‘Dropbike’ and ‘Enterprise Car Share’, highlights Humber Earth Week
Earth Week is in full swing and more sustainable ways to commute was the main event today at Humber’s North campus.
Enterprise Car Share encourages carpooling and the use of public transportation by providing students with access to car rentals on campus.
Car Share gives access to students who are 18 years or older with a valid G2 or G license to use provided cars on campus. For $6 an hour, or $65 a day, students are able to drive up to 200 km without worrying about paying out of their own pockets for gas.
There also is the Dropbike program, which is a Toronto bike-sharing start-up that lets users download their mobile app that shows where a nearby bicycle is and gives users a code to unlock the bike for $1 per hour. When your hour is over you are to take a picture of the bike. The app, using its GPS, tracks the location for the next user.
Roma Malik, Humber’s sustainability manager, believes Dropbike benefits majority of Humber students.
“A lot of students have a single occupant vehicle and it’s very normal to not be able to find parking, especially at the North campus,” she said. “We wanted to have an easy and affordable way for students to bike around campus, that’s one of the biggest driving factors to get the bike share program, but also because the price was so attractive.”
Malik is excited to reintroduce the programs to students since they were not in use during the winter months.

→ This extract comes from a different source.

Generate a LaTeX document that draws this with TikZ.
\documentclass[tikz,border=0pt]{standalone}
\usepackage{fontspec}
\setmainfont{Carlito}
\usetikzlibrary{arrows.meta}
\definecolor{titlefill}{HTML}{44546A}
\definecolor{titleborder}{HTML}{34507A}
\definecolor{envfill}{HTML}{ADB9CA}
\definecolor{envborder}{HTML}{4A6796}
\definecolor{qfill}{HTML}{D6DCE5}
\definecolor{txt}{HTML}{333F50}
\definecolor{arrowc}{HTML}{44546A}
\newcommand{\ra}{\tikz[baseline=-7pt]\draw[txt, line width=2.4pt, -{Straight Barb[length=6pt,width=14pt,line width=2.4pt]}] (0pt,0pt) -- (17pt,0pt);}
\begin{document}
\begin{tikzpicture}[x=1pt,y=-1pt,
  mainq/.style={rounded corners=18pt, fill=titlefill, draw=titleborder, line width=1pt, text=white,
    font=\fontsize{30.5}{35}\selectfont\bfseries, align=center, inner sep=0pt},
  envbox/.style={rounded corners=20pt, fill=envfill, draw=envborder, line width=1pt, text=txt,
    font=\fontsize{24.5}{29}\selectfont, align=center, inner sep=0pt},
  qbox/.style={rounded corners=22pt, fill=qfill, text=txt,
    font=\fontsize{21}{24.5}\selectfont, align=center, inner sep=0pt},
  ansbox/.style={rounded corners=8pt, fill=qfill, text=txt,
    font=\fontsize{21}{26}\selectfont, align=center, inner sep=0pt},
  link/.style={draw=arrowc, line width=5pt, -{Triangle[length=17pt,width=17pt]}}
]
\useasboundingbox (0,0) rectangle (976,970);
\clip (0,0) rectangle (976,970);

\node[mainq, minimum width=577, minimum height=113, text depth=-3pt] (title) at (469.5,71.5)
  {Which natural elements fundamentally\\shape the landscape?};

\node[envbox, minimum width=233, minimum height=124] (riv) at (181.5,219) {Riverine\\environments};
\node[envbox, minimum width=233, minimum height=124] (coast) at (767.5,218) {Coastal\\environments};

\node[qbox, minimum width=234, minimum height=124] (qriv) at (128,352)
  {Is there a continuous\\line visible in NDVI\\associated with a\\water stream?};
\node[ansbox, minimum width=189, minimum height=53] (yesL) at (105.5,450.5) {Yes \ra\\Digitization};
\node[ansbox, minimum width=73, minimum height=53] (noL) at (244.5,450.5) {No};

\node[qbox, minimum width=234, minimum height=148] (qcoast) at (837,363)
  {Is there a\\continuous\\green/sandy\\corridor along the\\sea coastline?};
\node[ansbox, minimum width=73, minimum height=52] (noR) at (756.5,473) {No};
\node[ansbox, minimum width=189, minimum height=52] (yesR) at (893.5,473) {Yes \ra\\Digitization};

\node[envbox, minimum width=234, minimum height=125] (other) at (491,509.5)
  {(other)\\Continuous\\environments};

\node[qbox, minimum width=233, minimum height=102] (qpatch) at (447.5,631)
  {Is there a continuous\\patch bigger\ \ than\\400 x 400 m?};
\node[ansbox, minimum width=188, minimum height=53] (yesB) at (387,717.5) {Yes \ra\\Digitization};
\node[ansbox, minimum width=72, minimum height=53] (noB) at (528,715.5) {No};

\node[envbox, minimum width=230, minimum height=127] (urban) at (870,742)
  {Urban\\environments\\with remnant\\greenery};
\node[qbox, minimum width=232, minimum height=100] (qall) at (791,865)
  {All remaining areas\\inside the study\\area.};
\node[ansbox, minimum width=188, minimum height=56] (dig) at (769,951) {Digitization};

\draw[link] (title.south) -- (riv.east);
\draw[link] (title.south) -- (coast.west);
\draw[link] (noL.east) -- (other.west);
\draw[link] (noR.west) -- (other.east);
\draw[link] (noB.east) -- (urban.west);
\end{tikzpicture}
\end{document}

“They’ve been here for a few months but the bikes are removed for the winter and we’ve brought them back for spring,” she said.
Tomorrow, the two-day World Wildlife Fund (WWF) Shoreline Cleanup will begin at Lakeshore campus, where students and faculty are encouraged to come help clean up the shores of Lake Ontario.
Malik is excited about partnering with the WWF this year.
“This is the first time we’re collaborating with the WWF for the engagement and education of our students,” she said. “We focus every year on cleaning up our campus, but this year we’re trying to clean up our waterways.”
“We’re connected to the Humber River at North campus and we’re connected to Lake Ontario at Lakeshore campus so we wanted to focus on those areas because it can really make a difference in terms of reducing the amount of plastic pollution in our water, lakes, and streams,” Malik said.